If effective state rate review authority is not available, HHS will review the proposed increase in terms of whether it is excessive (in relationship to the value of benefits offered and considering the insurers medical loss ratio); unjustified (by the documentation and data), or unfairly discriminatory. If HHS determines that a proposed rate increase is unreasonable, it will post this determination on its website along with a brief explanation. It will also post a state determination that a rate increase is unreasonable. The insurer may then abandon the proposed rate increase, reduce it, or implement it. If the insurer decides to proceed with the unreasonable rate increase, it must submit to HHS and post on its website a final justification of the rate increase. But in the end, Congress did not empower HHS to stop proposed increases.
There is no role for consumers in the rate review process, other than that of publicizing the fact that a rate increase has been deemed unreasonable. HHS is seeking comment on whether an opportunity for the public to comment on rate review requests should be considered as a criterion for determining the effectiveness of a rate review program. Consumers are allowed to comment on rate increase proposals in some states, and HHS should consider both requiring states to allow consumer participation, as well as allowing consumer participation in its own rate review process.
A Year of Active Rulemaking
The rate review regulation concludes a very active year of rulemaking for HHS. The rate review regulation is the last of the immediate and first year reform regulations under the Affordable Care Act, and although some major regulations are expected next year (the exchange and uniform explanation of benefit regulations for example), and some interim final regulations may be revised, things should be quieter on the regulatory front.
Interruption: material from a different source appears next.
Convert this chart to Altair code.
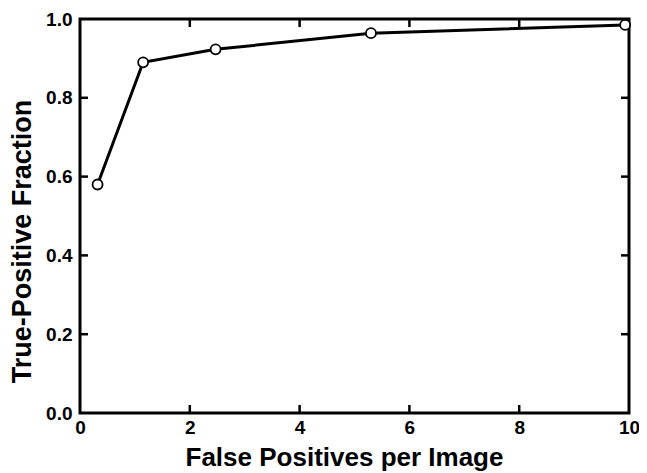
import altair as alt
import pandas as pd

fp_per_image = [0.32, 1.15, 2.47, 5.3, 9.93]
tp_fraction = [0.58, 0.89, 0.923, 0.964, 0.985]
x_ticks = [0, 2, 4, 6, 8, 10]
y_ticks = [0.0, 0.2, 0.4, 0.6, 0.8, 1.0]

df = pd.DataFrame({"fp": fp_per_image, "tp": tp_fraction})
xt = pd.DataFrame({"v": x_ticks[1:-1]})
yt = pd.DataFrame({"v": y_ticks[1:-1]})

W, H = 549, 394
FONT = "Liberation Sans"
TL = 8

xs = alt.Scale(domain=[0, 10], nice=False, zero=False)
ys = alt.Scale(domain=[0, 1], nice=False, zero=False)

base = alt.Chart(df)
line = base.mark_line(color="black", strokeWidth=3).encode(
    x=alt.X("fp:Q", scale=xs, title="False Positives per Image",
            axis=alt.Axis(values=x_ticks, ticks=False, grid=False, domain=False,
                          labelFlush=False,
                          labelFont=FONT, labelFontSize=19, labelFontWeight="bold",
                          labelColor="black", labelPadding=5,
                          titleFont=FONT, titleFontSize=26, titleFontWeight="bold",
                          titleColor="black", titleX=264, titleY=52,
                          titleBaseline="alphabetic", titleAlign="center")),
    y=alt.Y("tp:Q", scale=ys, title="True-Positive Fraction",
            axis=alt.Axis(values=y_ticks, format=".1f", ticks=False, grid=False, domain=False,
                          labelFlush=False,
                          labelFont=FONT, labelFontSize=19, labelFontWeight="bold",
                          labelColor="black", labelPadding=8,
                          titleFont=FONT, titleFontSize=27, titleFontWeight="bold",
                          titleColor="black", titleX=-50, titleY=222,
                          titleBaseline="alphabetic", titleAlign="center")),
)
pts = base.mark_point(shape="circle", filled=True, fill="white", stroke="black",
                      strokeWidth=1.8, size=100, opacity=1).encode(
    x=alt.X("fp:Q", scale=xs), y=alt.Y("tp:Q", scale=ys))

tick_style = dict(color="black", strokeWidth=2.5)
xb = alt.Chart(xt).mark_rule(**tick_style).encode(
    x=alt.X("v:Q", scale=xs), y=alt.value(H), y2=alt.value(H - TL))
xtop = alt.Chart(xt).mark_rule(**tick_style).encode(
    x=alt.X("v:Q", scale=xs), y=alt.value(0), y2=alt.value(TL))
yl = alt.Chart(yt).mark_rule(**tick_style).encode(
    y=alt.Y("v:Q", scale=ys), x=alt.value(0), x2=alt.value(TL))
yr = alt.Chart(yt).mark_rule(**tick_style).encode(
    y=alt.Y("v:Q", scale=ys), x=alt.value(W), x2=alt.value(W - TL))

chart = alt.layer(xb, xtop, yl, yr, line, pts).properties(
    width=W, height=H, autosize="none", background="white",
    padding={"left": 72, "top": 11, "right": 10, "bottom": 59},
).configure_view(stroke="black", strokeWidth=3, strokeOpacity=1)

chart.save("out.html", embed_options={"renderer": "svg", "actions": False})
A discernable pattern has emerged from this first year regulatory effort, with HHS attempting to implement faithfully the consumer protections mandated by Congress while at the same time responding practically to industry concerns and being careful to respect the prerogatives of the states. Although AHIP’s response to the rate review regulation was predictably negative, in fact on first read the proposed regulation seems uncharacteristically tilted toward industry. Perhaps HHS is “triangulating,” given the new congressional realities, but I hope the final rule, and in particular the preliminary justification form, will be stronger than what is signaled by this proposal.